= Wightman t/a JW Construction v Headfour =

South African legal case

Wightman t/a JW Construction v Headfour (Pty) Ltd and Another is an important case in South African law, heard in the Supreme Court of Appeal on February 27, 2008. Mpati DP, Cameron JA, Heher JA, Ponnan JA and Mhlantla AJA presided. Judgment was handed down on March 10, 2008. Counsel for the appellant was EJJ Spamer; SC Goddard appeared for the respondents. The appellant's attorneys were Kyriacos & Co, Cape Town, and Webbers, Bloemfontein. The respondents' Attorneys were EQM Hunter, Cape Town, and Honey Attorneys, Bloemfontein. The case was an appeal from a decision of the full bench in the Cape Provincial Division (Thring J, Blignaut J and
Bozalek J) regarding spoliation.

The court considered, first, the requirements for a mandament van spolie. What was required was unlawful dispossession of property, not necessarily accompanied by violence or fraud, provided that the property was taken without the consent of the person dispoiled, and also illicitly, in a manner not countenanced by the law.

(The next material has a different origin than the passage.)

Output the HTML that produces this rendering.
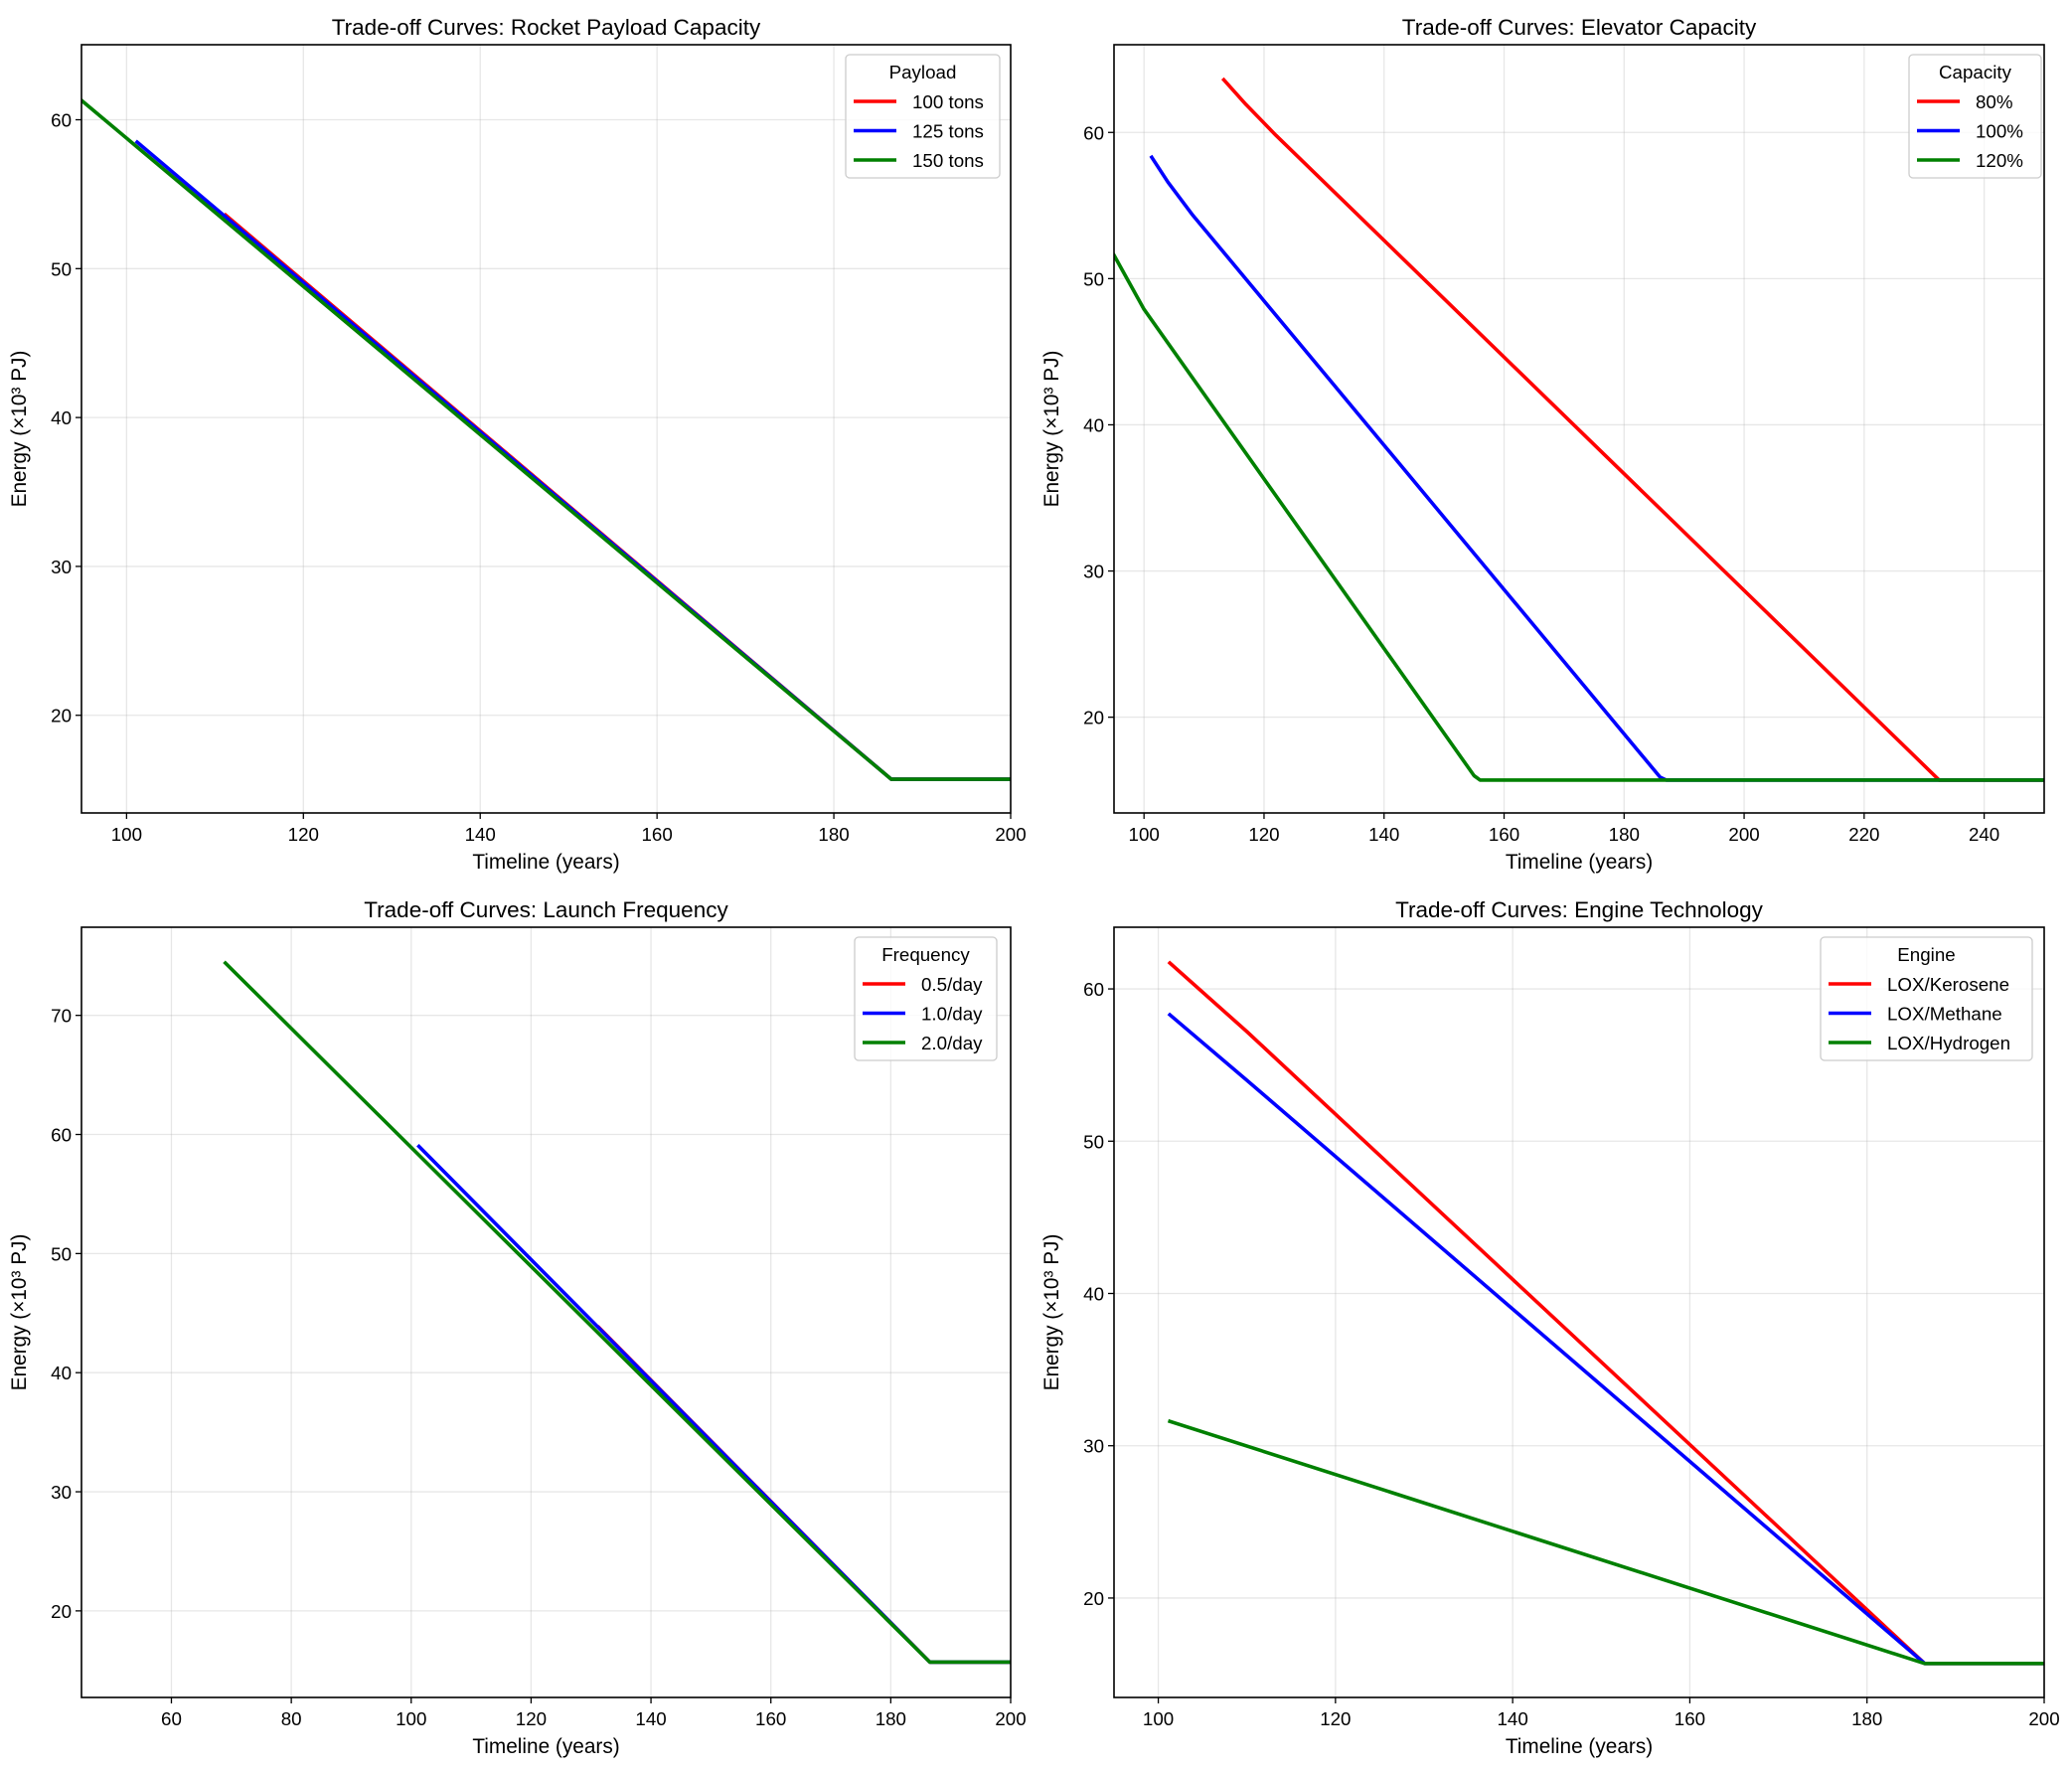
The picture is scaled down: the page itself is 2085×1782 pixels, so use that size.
<!DOCTYPE html>
<html><head><meta charset="utf-8"><style>
body{margin:0;background:#fff}
svg{display:block;font-family:"Liberation Sans",Arial,sans-serif}
</style></head><body>
<svg id="s" width="2085" height="1782" xmlns="http://www.w3.org/2000/svg"></svg>
<script>
const S=document.getElementById('s');let h='';
const panels=[
{L:82,R:1017,T:45,B:818,x0:94.9,x1:200,y0:13.44,y1:65.04,xt:[100,120,140,160,180,200],yt:[20,30,40,50,60],
 title:'Trade-off Curves: Rocket Payload Capacity',lt:'Payload',lx:851,lw:155,
 ser:[['red','100 tons',[[111.2,53.6],[186.5,15.7],[200,15.7]]],['blue','125 tons',[[101.2,58.5],[186.5,15.7],[200,15.7]]],['green','150 tons',[[94.9,61.3],[186.5,15.7],[200,15.7]]]]},
{L:1121,R:2057,T:45,B:818,x0:95,x1:250,y0:13.45,y1:66,xt:[100,120,140,160,180,200,220,240],yt:[20,30,40,50,60],
 title:'Trade-off Curves: Elevator Capacity',lt:'Capacity',lx:1921,lw:133,
 ser:[['red','80%',[[113.3,63.6],[117,61.9],[122,59.8],[232.5,15.7],[250,15.7]]],['blue','100%',[[101.3,58.3],[104,56.6],[108,54.4],[186,15.9],[187,15.7],[250,15.7]]],['green','120%',[[95,51.6],[100,47.9],[155,16.0],[156,15.7],[250,15.7]]]]},
{L:82,R:1017,T:933,B:1708,x0:45,x1:200,y0:12.73,y1:77.4,xt:[60,80,100,120,140,160,180,200],yt:[20,30,40,50,60,70],
 title:'Trade-off Curves: Launch Frequency',lt:'Frequency',lx:860,lw:143,
 ser:[['red','0.5/day',[[131.3,43.8],[186.5,15.7],[200,15.7]]],['blue','1.0/day',[[101.3,59.0],[186.5,15.7],[200,15.7]]],['green','2.0/day',[[69,74.4],[186.5,15.7],[200,15.7]]]]},
{L:1121,R:2057,T:933,B:1708,x0:95,x1:200,y0:13.47,y1:64.05,xt:[100,120,140,160,180,200],yt:[20,30,40,50,60],
 title:'Trade-off Curves: Engine Technology',lt:'Engine',lx:1832,lw:213,
 ser:[['red','LOX/Kerosene',[[101.3,61.7],[110,57.2],[186.5,15.7],[200,15.7]]],['blue','LOX/Methane',[[101.3,58.3],[110,54.0],[186.5,15.7],[200,15.7]]],['green','LOX/Hydrogen',[[101.3,31.6],[186.5,15.7],[200,15.7]]]]}
];
panels.forEach((p,i)=>{
 const X=v=>p.L+(v-p.x0)/(p.x1-p.x0)*(p.R-p.L), Y=v=>p.B-(v-p.y0)/(p.y1-p.y0)*(p.B-p.T);
 h+=`<defs><clipPath id="c${i}"><rect x="${p.L}" y="${p.T}" width="${p.R-p.L}" height="${p.B-p.T}"/></clipPath></defs>`;
 p.xt.forEach(t=>{const x=X(t);h+=`<line x1="${x}" x2="${x}" y1="${p.T}" y2="${p.B}" stroke="#b0b0b0" stroke-opacity="0.3" stroke-width="1.3"/><line x1="${x}" x2="${x}" y1="${p.B}" y2="${p.B+6}" stroke="#000" stroke-width="1.3"/><text x="${x}" y="${p.B+28}" font-size="18.75" text-anchor="middle">${t}</text>`});
 p.yt.forEach(t=>{const y=Y(t);h+=`<line x1="${p.L}" x2="${p.R}" y1="${y}" y2="${y}" stroke="#b0b0b0" stroke-opacity="0.3" stroke-width="1.3"/><line x1="${p.L-6}" x2="${p.L}" y1="${y}" y2="${y}" stroke="#000" stroke-width="1.3"/><text x="${p.L-10}" y="${y+7}" font-size="18.75" text-anchor="end">${t}</text>`});
 p.ser.forEach(s=>{h+=`<polyline clip-path="url(#c${i})" fill="none" stroke="${s[0]}" stroke-width="3.6" stroke-linejoin="round" stroke-linecap="square" points="${s[2].map(q=>X(q[0]).toFixed(1)+','+Y(q[1]).toFixed(1)).join(' ')}"/>`});
 h+=`<rect x="${p.L}" y="${p.T}" width="${p.R-p.L}" height="${p.B-p.T}" fill="none" stroke="#000" stroke-width="1.6"/>`;
 const cx=(p.L+p.R)/2;
 h+=`<text x="${cx}" y="${p.T-10}" font-size="22.5" text-anchor="middle">${p.title}</text>`;
 h+=`<text x="${cx}" y="${p.B+56}" font-size="20.8" text-anchor="middle">Timeline (years)</text>`;
 h+=`<text transform="translate(${p.L-56},${(p.T+p.B)/2}) rotate(-90)" font-size="20.8" text-anchor="middle">Energy (×10³ PJ)</text>`;
 const ly=p.T+10;
 h+=`<rect x="${p.lx}" y="${ly}" width="${p.lw}" height="124" rx="4" fill="#fff" fill-opacity="0.8" stroke="#ccc" stroke-width="1.3"/>`;
 h+=`<text x="${p.lx+p.lw/2}" y="${ly+24}" font-size="18.75" text-anchor="middle">${p.lt}</text>`;
 p.ser.forEach((s,k)=>{const y=ly+47+k*29.5;h+=`<line x1="${p.lx+8}" x2="${p.lx+51}" y1="${y}" y2="${y}" stroke="${s[0]}" stroke-width="3.6"/><text x="${p.lx+67}" y="${y+7}" font-size="18.75">${s[1]}</text>`});
});
S.innerHTML=h;
</script>
</body></html>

The court also dealt with the question of whether or not possession of the keys to property could be considered to amount to possession of that property. It found that to make duplicate keys available to another does not always amount to giving up physical possession of the property in question

The party raising a dispute of fact in motion proceedings, the court found, must seriously and unambiguously address that fact. This will indicate that the dispute is real, genuine or bona fide. If the disputing party necessarily possesses the knowledge and ability to show the facts in question to be untrue or inaccurate, but nonetheless fails to do so, instead resting on a bare or ambiguous denial, there is no bona fide dispute of fact.

== Facts ==
The appellant was a building contractor who had entered into an agreement with the first respondent (represented by the second respondent) to perform certain construction work on the first respondent's property. He was placed in possession of a full set of keys to the premises upon commencement of the work and subsequently delivered duplicates of certain of the keys to the second respondent for the limited purpose of facilitating inspection of the premises by the respondent.

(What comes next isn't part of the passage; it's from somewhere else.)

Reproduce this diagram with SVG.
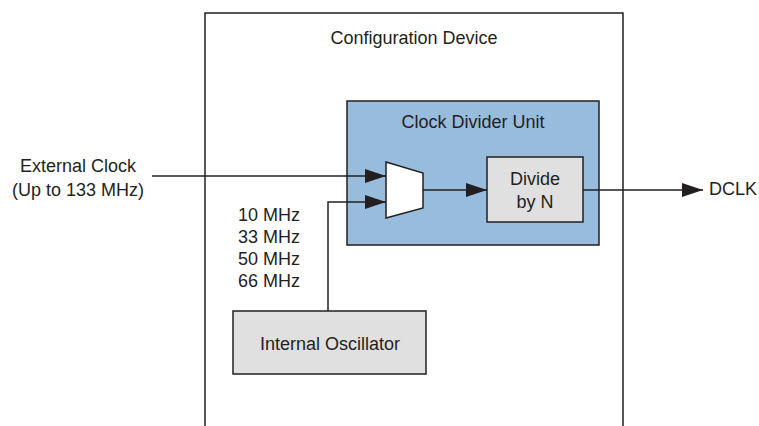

When a dispute arose between the parties, the respondent engaged other contractors to complete the work and, using the duplicate keys delivered to him by the appellant, provided the new contractors with access to the premises. When the appellant thereafter arrived at the premises, he was refused access, apparently on the respondent's instructions. The appellant contended that this constituted spoliation and unsuccessfully applied for restitution ante omnia, and for ejectment of the second respondent.

== Judgment ==
On appeal, the court held as follows:

A real, genuine and bona fide dispute of fact can exist only where the court is satisfied that the party who purports to raise the dispute has in his affidavit seriously and unambiguously addressed the fact said to be disputed. There will of course be instances where a bare denial meets the requirement because there is no other way open to the disputing party and nothing more can therefore be expected of him. But even that may not be sufficient if the fact averred lies purely within the knowledge of the averring party and no basis is laid for disputing the veracity or accuracy of the averment. When the facts averred are such that the disputing party must necessarily possess knowledge of them and be able to provide an answer (or countervailing evidence) if they be not true or accurate but, instead of doing so, rests his case on a bare or ambiguous denial the court will generally have difficulty in finding that the test is satisfied. I say I "generally" because factual averments seldom stand apart from a broader matrix of circumstances all of which needs to be borne in mind when arriving at a decision. A litigant may not necessarily recognise or understand the nuances of a bare or general denial as against a real attempt to grapple with all relevant factual allegations made by the other party. But when he signs the answering affidavit, he commits himself to its contents, inadequate as they may be, and will only in exceptional circumstances be permitted to disavow them.

In the previous paragraph, it found that

an applicant who seeks final relief on motion must, in the event of conflict, accept the version set up by his opponent unless the latter's allegations are, in the opinion of the court, not such as to raise a real, genuine or bona fide dispute of fact or are so far-fetched or clearly untenable that the court is justified in rejecting them merely on the papers.

Violence or fraud, the court found, was not an essential act of dispossession, provided that the act was done against the consent of the person despoiled, and illicitly, meaning in a manner which the law would not countenance.

The mere fact of making duplicate keys available to another (who happened to be the owner of the premises) did not always equate to the giving up of physical possession.

Accordingly, on the facts, the court decided that the appellant had not lost physical possession of the premises by delivering the duplicate keys to the respondent. He was, however, dispossessed when the respondent used the keys illicitly and against his consent to provide the new contractors with access to the premises. The appeal was therefore upheld and the decision of Thring J (Blignault J concurring and Bozalek J dissenting), in Wightman t/a JW Construction v Headfour (Pty) Ltd and Another, reversed.